FTD: Let’s talk about the crisis management of the euro area governments. The Heads of State and Government and the finance ministers give the appearance of being a chaotic bunch. They often create such a cacophony that it inflames the crisis rather than dampening it. What needs to change?

Trichet: There is an absolute need to improve “verbal discipline”. The governments need to speak with one voice on such complex and sensitive issues as the crisis. It is, of course, complex to take into account the need for sound, shared management of the Economic pillar of the Economic and Monetary Union, whilst fully respecting the functioning of the 17 democracies of the euro area. But speaking with one voice in a period of crisis is of essence. And, after all, it is what was possible after Lehman Brothers at the end of 2008.

FTD: Some euro area governments have said that Chancellor Merkel has frequently acted too slowly and has thus made the crisis even worse. Is that true?

Trichet: Not in the least. I would see a discussion of this kind as being completely misplaced in the current situation.

FTD: Do you fear that the euro area countries could fail to get the crisis under control?
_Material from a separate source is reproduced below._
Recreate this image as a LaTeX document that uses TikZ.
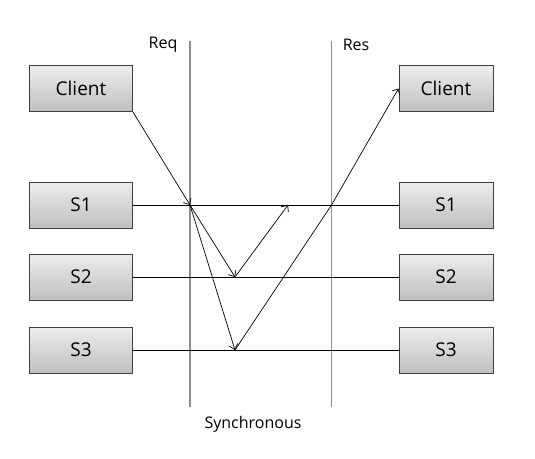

Trichet: No. The countries of Europe have always demonstrated that they pull together when the challenges are very high. My strong belief in the continued integration of Europe, as a key historical endeavour to ensure stability, prosperity and peace, has not been shaken in any respect by the crisis.

FTD: Some governments want to beat the crisis by merging national government bonds to create eurobonds. Is this a good idea?

Trichet: The Governing Council has looked at the various proposals and is not in favour of them at present. What counts now is that we make optimal use of the instruments at our disposal. This includes a quantum leap in the economic surveillance governance of euro area countries. In addition, the adjustment programmes for Greece, Ireland and Portugal must be implemented in a decisive manner. It also means that the European Financial Stability Facility (EFSF) should be used as flexibly and effectively as it possibly can be.

FTD: The stress tests are very detailed in terms of various exposures of the tested banks (sovereign risk, housing risk, etc.) Some critics fear the stress tests will now lead to speculation against certain banks. Do you think this fear is justified?

Trichet: I welcome the publication of the EU-wide stress-testing exercise, which was prepared and conducted by the EBA (European Banking Authority) and the national supervisory authorities. I trust it is an important tool to enhance transparency in the EU banking system. I also support the EBA recommendations to promptly remedy the capital shortfall of the banks that do not meet the threshold ratio of 5 % core Tier 1 capital (as of end-April) and to strengthen the capital position of those banks that are above but close to the threshold.